A WELL KEPT SECRET OF POMEROL AND ARMAGNAC
Henri-Bruno de Coincy, owner of Belle Brise since 1992
One of most interesting and longest visits during primeur in April 2013 was at little known property in Pomerol, Belle Brise. Not a single dull moment for 6 hours long visit!
Actually, I already visited Belle Brise in 1996, when I stayed 1 month in Pomerol, collecting material to my Pomerol book. When Jean-Luc Barreau from Certan de May visited Copenhagen in the beginning of 1996 for conducting vertical of Certan de May, I presented him a list of 50-60 properties I planned to visit and he said OK for Belle Brise.

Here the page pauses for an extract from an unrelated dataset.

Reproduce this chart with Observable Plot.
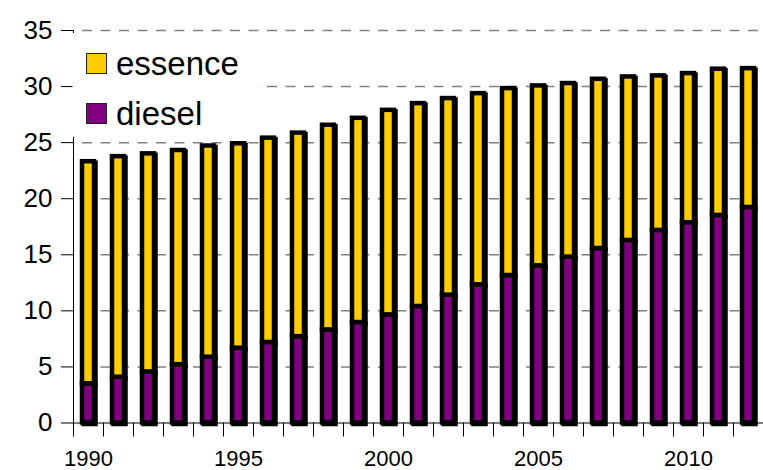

I willingly admit that I didn't have great expectation when arriving at this very little known property in Pomerol in May 1996. But the things don't always the way you expect them to, so to my big surprise, the visit at Belle Brise in 1996 turned out to be something quite extraordinary.
Belle-Brise is situated in the south-western corner of Pomerol, just under one kilometer from Libourne centre and a few hundred meters from railway (train Bordeaux-Paris). The soil at Belle Brise is really exceptional - small pebbles and gravel on the surface, 1 m deep layer of clay mixed with "crasse de fer" at the top of chalk layer in the underground. These soil-conditions are very atypical and quite remarkable for this part of the district, section of Réne and Toulifaut on the western side of the N89 road dividing Pomerol in two, where you normally find much sand on the surface and very little of "crasse de fer" in the subsoil. There are 2 ha of 80% Merlot and 20% Cabernet Franc, and average age of vines is 35 years.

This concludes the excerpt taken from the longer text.